Poll: 71 Per cent of French Say Country Has Had Enough Immigration

Protesters hold candles during a demonstration for the regularisation of migrants at the occasion of the International Migrants Day, on December 18, in Paris. (Photo by THOMAS COEX / AFP) (Photo by THOMAS COEX/AFP via Getty Images)
THOMAS COEX/AFP via Getty Images

A survey measuring the fraternity between residents of France has revealed that 71 per cent of French think there has been enough immigration and have no desire to see more.

The 2021 Fraternity Barometer, which was conducted by the polling firm Ifop and le Labo de la Fraternité, is the third survey designed to measure the value of fraternity in the country.

Eric Thugez, the spokesperson for the Labo de la Fraternité, spoke to newspaper Le Parisien on the results of the latest survey, saying: “the study reflects a rather stiff general discourse vis-à-vis the migratory phenomenon, while this is the first year that we have tested this subject.”

The polling reveals that 71 per cent of French believe that the country has taken in enough immigrants and do not have a desire to see more let into the country. 64 per cent said that France should no longer accept refugees as they were increasing the risk of terrorism in France.

François Legrand, who works at the Business Opinion and Strategy department of Ifop, said that on an individual level French people are quite open, but are less open to immigration when it is considered on a national level.

Despite 85 per cent of the respondents claiming that diversity was a “good thing”, 74 per cent said that diversity creates problems and conflicts in society.

The result of the survey comes just days after former Brexit negotiator Michel Barnier shocked many by proposing that France suspend all immigration for the next three to five years.

“There is a risk of an explosion, particularly on the topic of immigration,” Baniuer said.

“We need to introduce a moratorium on immigration.
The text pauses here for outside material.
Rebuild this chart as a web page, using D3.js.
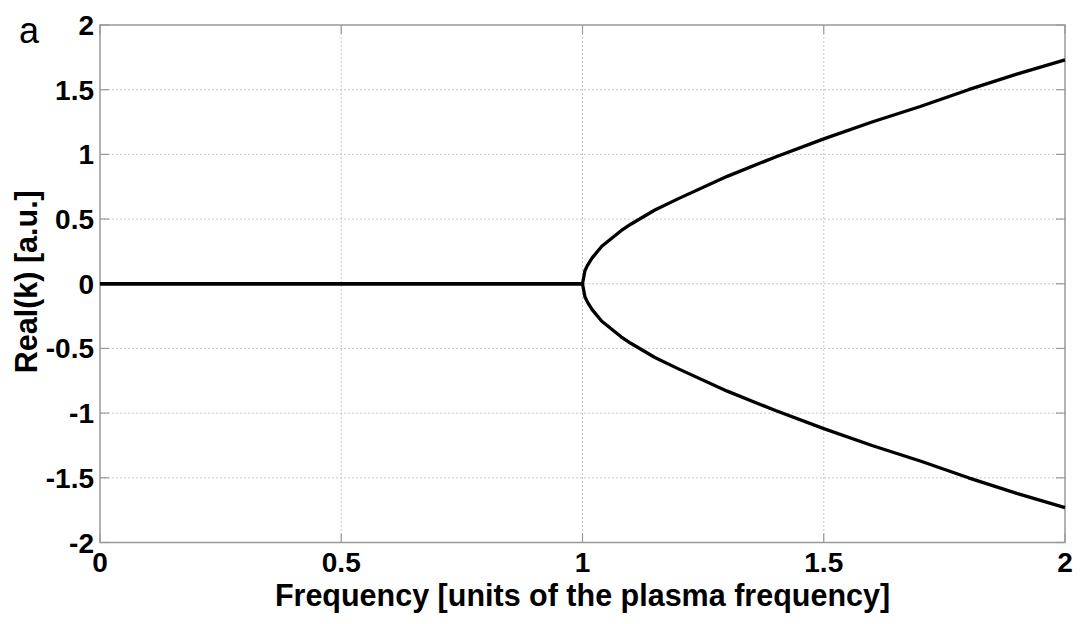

We need to take time to evaluate, check and if necessary, change our immigration policies.”

Some have compared Barnier’s new stance to that of populist National Rally leader Marine Le Pen and there has been speculation that Barnier might also run for the French presidency next year.

Polls, however, show that currently Marine Le Pen and incumbent President Emmanuel Macron are the favourites to reach a second-round run-off vote.